■ GIVEN REQUEST:
Omit every picture and return the rest of the data unaltered.

■ SUPPLIED INFORMATION:
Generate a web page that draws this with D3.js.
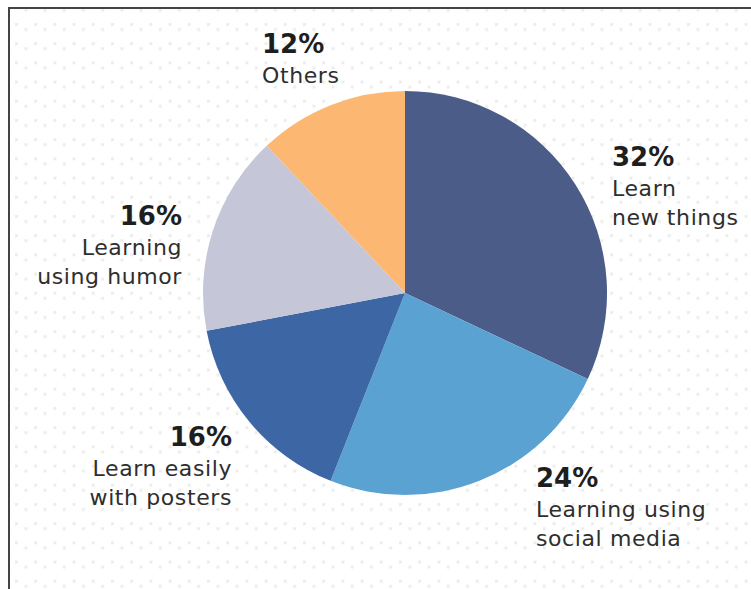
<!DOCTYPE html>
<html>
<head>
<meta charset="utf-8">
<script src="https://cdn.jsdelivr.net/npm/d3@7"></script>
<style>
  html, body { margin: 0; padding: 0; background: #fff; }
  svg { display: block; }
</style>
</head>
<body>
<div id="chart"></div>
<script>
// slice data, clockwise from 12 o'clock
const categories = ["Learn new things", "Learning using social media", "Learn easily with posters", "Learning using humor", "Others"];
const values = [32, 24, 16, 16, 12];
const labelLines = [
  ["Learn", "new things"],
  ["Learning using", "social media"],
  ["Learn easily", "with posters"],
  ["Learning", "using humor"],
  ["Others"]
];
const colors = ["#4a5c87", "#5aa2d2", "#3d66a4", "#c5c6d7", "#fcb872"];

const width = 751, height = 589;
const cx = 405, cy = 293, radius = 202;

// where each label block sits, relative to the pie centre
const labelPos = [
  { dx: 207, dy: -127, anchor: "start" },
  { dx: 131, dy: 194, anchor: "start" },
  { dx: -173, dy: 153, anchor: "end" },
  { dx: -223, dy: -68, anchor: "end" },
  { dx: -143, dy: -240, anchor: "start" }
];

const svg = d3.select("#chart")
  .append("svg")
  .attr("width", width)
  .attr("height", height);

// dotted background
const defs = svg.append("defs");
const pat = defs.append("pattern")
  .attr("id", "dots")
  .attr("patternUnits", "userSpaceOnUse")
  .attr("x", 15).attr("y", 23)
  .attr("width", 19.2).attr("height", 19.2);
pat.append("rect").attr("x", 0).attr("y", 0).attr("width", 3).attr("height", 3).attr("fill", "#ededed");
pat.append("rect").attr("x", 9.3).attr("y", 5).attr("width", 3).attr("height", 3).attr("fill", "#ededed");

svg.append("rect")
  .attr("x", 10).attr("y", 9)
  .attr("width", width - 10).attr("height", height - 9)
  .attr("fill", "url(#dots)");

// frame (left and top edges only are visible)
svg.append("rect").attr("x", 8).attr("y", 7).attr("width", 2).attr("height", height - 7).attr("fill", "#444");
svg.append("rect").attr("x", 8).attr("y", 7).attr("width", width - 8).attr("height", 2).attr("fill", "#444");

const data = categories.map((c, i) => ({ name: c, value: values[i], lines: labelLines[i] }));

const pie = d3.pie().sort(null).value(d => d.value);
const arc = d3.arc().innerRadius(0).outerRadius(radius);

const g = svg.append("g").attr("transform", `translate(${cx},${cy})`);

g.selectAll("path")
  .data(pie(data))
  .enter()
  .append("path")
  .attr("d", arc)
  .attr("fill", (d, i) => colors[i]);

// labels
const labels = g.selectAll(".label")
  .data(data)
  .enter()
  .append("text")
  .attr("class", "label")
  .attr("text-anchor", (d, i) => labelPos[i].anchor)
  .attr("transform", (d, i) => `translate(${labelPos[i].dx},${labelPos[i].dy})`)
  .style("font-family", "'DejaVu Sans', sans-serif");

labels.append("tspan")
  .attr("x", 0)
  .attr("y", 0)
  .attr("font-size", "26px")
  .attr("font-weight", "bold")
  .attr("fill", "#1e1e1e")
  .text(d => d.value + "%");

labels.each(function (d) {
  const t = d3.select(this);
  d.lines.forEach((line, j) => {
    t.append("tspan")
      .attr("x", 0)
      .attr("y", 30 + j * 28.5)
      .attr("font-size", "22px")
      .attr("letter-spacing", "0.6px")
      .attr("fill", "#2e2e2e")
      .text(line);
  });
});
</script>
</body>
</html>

■ RESULT FOR THIS TASK:
Generate a web page that draws this with D3.js.
<!DOCTYPE html>
<html>
<head>
<meta charset="utf-8">
<script src="https://cdn.jsdelivr.net/npm/d3@7"></script>
<style>
  html, body { margin: 0; padding: 0; background: #fff; }
  svg { display: block; }
</style>
</head>
<body>
<div id="chart"></div>
<script>
// slice data, clockwise from 12 o'clock
const categories = ["Learn new things", "Learning using social media", "Learn easily with posters", "Learning using humor", "Others"];
const values = [32, 24, 16, 16, 12];
const labelLines = [
  ["Learn", "new things"],
  ["Learning using", "social media"],
  ["Learn easily", "with posters"],
  ["Learning", "using humor"],
  ["Others"]
];
const colors = ["#4a5c87", "#5aa2d2", "#3d66a4", "#c5c6d7", "#fcb872"];

const width = 751, height = 589;
const cx = 405, cy = 293, radius = 202;

// where each label block sits, relative to the pie centre
const labelPos = [
  { dx: 207, dy: -127, anchor: "start" },
  { dx: 131, dy: 194, anchor: "start" },
  { dx: -173, dy: 153, anchor: "end" },
  { dx: -223, dy: -68, anchor: "end" },
  { dx: -143, dy: -240, anchor: "start" }
];

const svg = d3.select("#chart")
  .append("svg")
  .attr("width", width)
  .attr("height", height);

// dotted background
const defs = svg.append("defs");
const pat = defs.append("pattern")
  .attr("id", "dots")
  .attr("patternUnits", "userSpaceOnUse")
  .attr("x", 15).attr("y", 23)
  .attr("width", 19.2).attr("height", 19.2);
pat.append("rect").attr("x", 0).attr("y", 0).attr("width", 3).attr("height", 3).attr("fill", "#ededed");
pat.append("rect").attr("x", 9.3).attr("y", 5).attr("width", 3).attr("height", 3).attr("fill", "#ededed");

svg.append("rect")
  .attr("x", 10).attr("y", 9)
  .attr("width", width - 10).attr("height", height - 9)
  .attr("fill", "url(#dots)");

// frame (left and top edges only are visible)
svg.append("rect").attr("x", 8).attr("y", 7).attr("width", 2).attr("height", height - 7).attr("fill", "#444");
svg.append("rect").attr("x", 8).attr("y", 7).attr("width", width - 8).attr("height", 2).attr("fill", "#444");

const data = categories.map((c, i) => ({ name: c, value: values[i], lines: labelLines[i] }));

const pie = d3.pie().sort(null).value(d => d.value);
const arc = d3.arc().innerRadius(0).outerRadius(radius);

const g = svg.append("g").attr("transform", `translate(${cx},${cy})`);

g.selectAll("path")
  .data(pie(data))
  .enter()
  .append("path")
  .attr("d", arc)
  .attr("fill", (d, i) => colors[i]);

// labels
const labels = g.selectAll(".label")
  .data(data)
  .enter()
  .append("text")
  .attr("class", "label")
  .attr("text-anchor", (d, i) => labelPos[i].anchor)
  .attr("transform", (d, i) => `translate(${labelPos[i].dx},${labelPos[i].dy})`)
  .style("font-family", "'DejaVu Sans', sans-serif");

labels.append("tspan")
  .attr("x", 0)
  .attr("y", 0)
  .attr("font-size", "26px")
  .attr("font-weight", "bold")
  .attr("fill", "#1e1e1e")
  .text(d => d.value + "%");

labels.each(function (d) {
  const t = d3.select(this);
  d.lines.forEach((line, j) => {
    t.append("tspan")
      .attr("x", 0)
      .attr("y", 30 + j * 28.5)
      .attr("font-size", "22px")
      .attr("letter-spacing", "0.6px")
      .attr("fill", "#2e2e2e")
      .text(line);
  });
});
</script>
</body>
</html>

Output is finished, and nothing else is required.